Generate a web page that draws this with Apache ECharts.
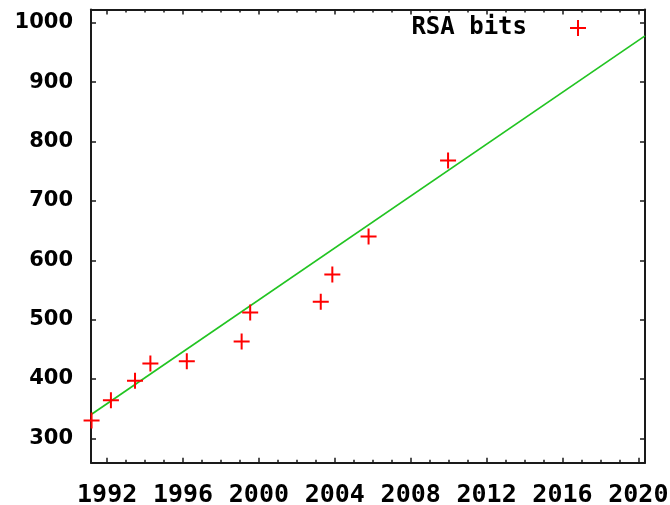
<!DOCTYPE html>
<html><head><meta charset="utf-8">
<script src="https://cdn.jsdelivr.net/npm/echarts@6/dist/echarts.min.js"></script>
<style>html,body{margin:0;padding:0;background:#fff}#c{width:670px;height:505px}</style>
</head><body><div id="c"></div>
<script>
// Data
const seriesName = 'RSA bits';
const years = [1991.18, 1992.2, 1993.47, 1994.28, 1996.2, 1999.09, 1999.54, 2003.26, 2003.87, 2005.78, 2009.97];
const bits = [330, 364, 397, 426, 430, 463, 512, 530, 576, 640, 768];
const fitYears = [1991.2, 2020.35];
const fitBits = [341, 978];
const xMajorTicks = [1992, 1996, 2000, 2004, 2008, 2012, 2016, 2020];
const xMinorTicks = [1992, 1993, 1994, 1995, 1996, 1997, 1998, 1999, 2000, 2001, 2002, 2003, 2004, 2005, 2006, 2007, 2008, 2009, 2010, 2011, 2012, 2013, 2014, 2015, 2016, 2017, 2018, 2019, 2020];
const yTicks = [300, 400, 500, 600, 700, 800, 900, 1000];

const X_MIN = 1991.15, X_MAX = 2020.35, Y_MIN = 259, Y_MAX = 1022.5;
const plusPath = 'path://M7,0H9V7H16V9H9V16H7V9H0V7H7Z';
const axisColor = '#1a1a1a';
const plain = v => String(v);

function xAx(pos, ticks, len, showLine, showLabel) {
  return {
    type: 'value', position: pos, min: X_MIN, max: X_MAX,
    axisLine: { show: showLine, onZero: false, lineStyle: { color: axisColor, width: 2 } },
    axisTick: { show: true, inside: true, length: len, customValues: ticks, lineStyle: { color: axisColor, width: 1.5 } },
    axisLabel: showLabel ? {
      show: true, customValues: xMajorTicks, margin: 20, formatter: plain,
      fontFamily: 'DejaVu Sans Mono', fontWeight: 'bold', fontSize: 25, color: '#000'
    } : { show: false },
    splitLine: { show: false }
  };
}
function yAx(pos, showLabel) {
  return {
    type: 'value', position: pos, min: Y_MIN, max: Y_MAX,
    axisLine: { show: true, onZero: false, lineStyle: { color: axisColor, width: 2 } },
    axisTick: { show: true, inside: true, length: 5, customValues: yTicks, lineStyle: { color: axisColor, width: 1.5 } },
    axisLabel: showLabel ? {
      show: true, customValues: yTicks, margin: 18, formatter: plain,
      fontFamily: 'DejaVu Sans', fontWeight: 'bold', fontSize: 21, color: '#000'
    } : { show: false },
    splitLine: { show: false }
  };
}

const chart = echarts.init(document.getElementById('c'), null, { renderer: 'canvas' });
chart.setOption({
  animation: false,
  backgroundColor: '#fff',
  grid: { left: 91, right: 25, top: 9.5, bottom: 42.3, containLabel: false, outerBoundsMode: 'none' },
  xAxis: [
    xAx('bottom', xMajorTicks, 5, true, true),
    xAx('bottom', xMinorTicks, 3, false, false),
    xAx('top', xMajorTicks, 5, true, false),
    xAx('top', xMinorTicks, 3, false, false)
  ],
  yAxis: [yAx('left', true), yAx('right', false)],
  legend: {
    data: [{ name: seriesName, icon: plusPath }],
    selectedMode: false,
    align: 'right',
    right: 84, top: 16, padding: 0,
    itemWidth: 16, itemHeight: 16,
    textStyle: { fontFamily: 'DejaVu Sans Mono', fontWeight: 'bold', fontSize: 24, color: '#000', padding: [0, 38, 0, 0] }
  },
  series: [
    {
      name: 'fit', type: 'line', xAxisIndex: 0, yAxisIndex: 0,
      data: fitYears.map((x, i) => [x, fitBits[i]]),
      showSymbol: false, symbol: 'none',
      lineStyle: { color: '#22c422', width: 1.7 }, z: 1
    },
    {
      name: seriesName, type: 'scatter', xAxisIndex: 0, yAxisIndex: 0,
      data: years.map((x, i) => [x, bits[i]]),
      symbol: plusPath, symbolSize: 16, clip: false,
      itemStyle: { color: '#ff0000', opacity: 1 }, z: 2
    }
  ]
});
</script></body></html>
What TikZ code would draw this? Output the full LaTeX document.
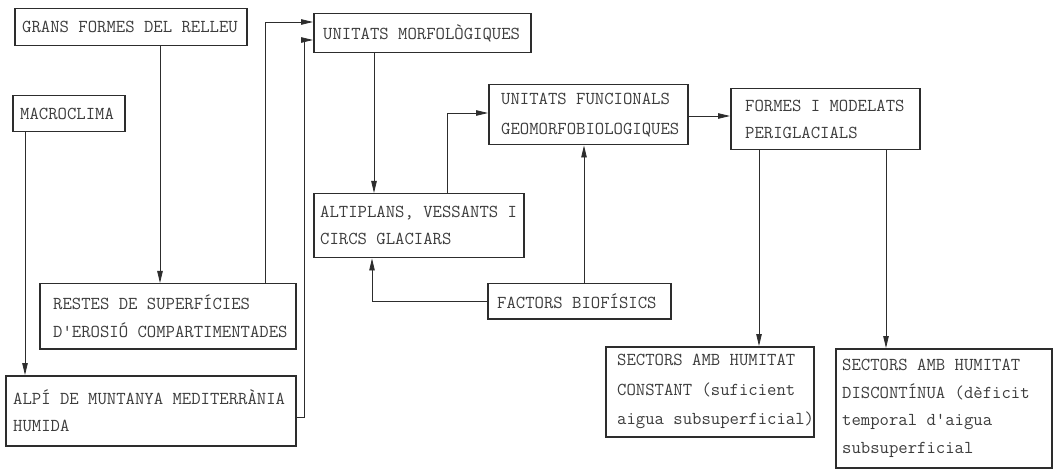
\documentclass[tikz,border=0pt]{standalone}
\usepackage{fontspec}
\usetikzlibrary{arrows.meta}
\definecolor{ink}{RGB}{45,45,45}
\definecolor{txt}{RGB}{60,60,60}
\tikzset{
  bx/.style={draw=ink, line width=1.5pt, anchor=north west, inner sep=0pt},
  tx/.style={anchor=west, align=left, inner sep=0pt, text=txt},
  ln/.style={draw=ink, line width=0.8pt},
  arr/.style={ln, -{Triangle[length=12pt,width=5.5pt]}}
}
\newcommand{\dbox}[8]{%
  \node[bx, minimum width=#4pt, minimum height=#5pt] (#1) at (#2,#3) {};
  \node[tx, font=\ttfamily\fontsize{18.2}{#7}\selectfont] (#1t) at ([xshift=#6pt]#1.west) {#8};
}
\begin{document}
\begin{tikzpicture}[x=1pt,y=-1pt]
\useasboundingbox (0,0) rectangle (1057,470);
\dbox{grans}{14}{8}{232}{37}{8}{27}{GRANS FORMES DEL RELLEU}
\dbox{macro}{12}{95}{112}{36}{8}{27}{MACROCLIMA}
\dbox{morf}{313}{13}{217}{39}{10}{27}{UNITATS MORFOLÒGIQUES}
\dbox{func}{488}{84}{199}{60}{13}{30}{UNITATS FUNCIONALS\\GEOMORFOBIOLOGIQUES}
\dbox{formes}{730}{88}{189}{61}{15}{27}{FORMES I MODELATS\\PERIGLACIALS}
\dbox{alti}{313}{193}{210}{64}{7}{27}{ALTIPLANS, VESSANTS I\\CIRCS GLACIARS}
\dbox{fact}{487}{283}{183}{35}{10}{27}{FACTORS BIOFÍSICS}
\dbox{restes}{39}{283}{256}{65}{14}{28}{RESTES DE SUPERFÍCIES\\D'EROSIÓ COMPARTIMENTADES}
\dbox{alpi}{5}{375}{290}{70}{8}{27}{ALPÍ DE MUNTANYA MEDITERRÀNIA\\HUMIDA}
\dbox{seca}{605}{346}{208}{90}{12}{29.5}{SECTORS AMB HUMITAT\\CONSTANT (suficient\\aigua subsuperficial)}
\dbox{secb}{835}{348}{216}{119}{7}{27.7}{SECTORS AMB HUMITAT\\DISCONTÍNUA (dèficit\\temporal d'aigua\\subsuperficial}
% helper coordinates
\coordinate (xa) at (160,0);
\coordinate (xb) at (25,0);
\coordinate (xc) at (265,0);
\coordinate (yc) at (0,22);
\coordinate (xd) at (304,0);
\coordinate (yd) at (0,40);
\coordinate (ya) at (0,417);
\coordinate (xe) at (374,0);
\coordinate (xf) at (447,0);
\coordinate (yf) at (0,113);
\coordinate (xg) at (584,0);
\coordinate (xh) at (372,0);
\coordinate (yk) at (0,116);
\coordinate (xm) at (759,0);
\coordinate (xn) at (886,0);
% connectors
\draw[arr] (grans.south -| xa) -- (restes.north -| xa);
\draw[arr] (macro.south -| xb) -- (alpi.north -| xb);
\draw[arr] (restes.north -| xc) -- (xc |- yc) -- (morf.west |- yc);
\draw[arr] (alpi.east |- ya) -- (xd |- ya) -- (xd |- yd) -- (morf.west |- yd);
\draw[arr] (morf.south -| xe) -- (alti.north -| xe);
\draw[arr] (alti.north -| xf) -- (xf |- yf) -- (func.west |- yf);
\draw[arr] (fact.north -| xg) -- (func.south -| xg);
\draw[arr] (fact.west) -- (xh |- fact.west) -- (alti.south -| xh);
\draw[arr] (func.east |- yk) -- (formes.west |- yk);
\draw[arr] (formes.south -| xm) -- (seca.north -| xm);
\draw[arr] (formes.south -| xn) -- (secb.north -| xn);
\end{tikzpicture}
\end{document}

§ **Task requirements**: Repeat, with no pictures, each line from the beginning of the data through the line containing "const plain = v => String(v);", inclusive.

§ **Completed exercise**:
Generate a web page that draws this with Apache ECharts.
<!DOCTYPE html>
<html><head><meta charset="utf-8">
<script src="https://cdn.jsdelivr.net/npm/echarts@6/dist/echarts.min.js"></script>
<style>html,body{margin:0;padding:0;background:#fff}#c{width:670px;height:505px}</style>
</head><body><div id="c"></div>
<script>
// Data
const seriesName = 'RSA bits';
const years = [1991.18, 1992.2, 1993.47, 1994.28, 1996.2, 1999.09, 1999.54, 2003.26, 2003.87, 2005.78, 2009.97];
const bits = [330, 364, 397, 426, 430, 463, 512, 530, 576, 640, 768];
const fitYears = [1991.2, 2020.35];
const fitBits = [341, 978];
const xMajorTicks = [1992, 1996, 2000, 2004, 2008, 2012, 2016, 2020];
const xMinorTicks = [1992, 1993, 1994, 1995, 1996, 1997, 1998, 1999, 2000, 2001, 2002, 2003, 2004, 2005, 2006, 2007, 2008, 2009, 2010, 2011, 2012, 2013, 2014, 2015, 2016, 2017, 2018, 2019, 2020];
const yTicks = [300, 400, 500, 600, 700, 800, 900, 1000];

const X_MIN = 1991.15, X_MAX = 2020.35, Y_MIN = 259, Y_MAX = 1022.5;
const plusPath = 'path://M7,0H9V7H16V9H9V16H7V9H0V7H7Z';
const axisColor = '#1a1a1a';
const plain = v => String(v);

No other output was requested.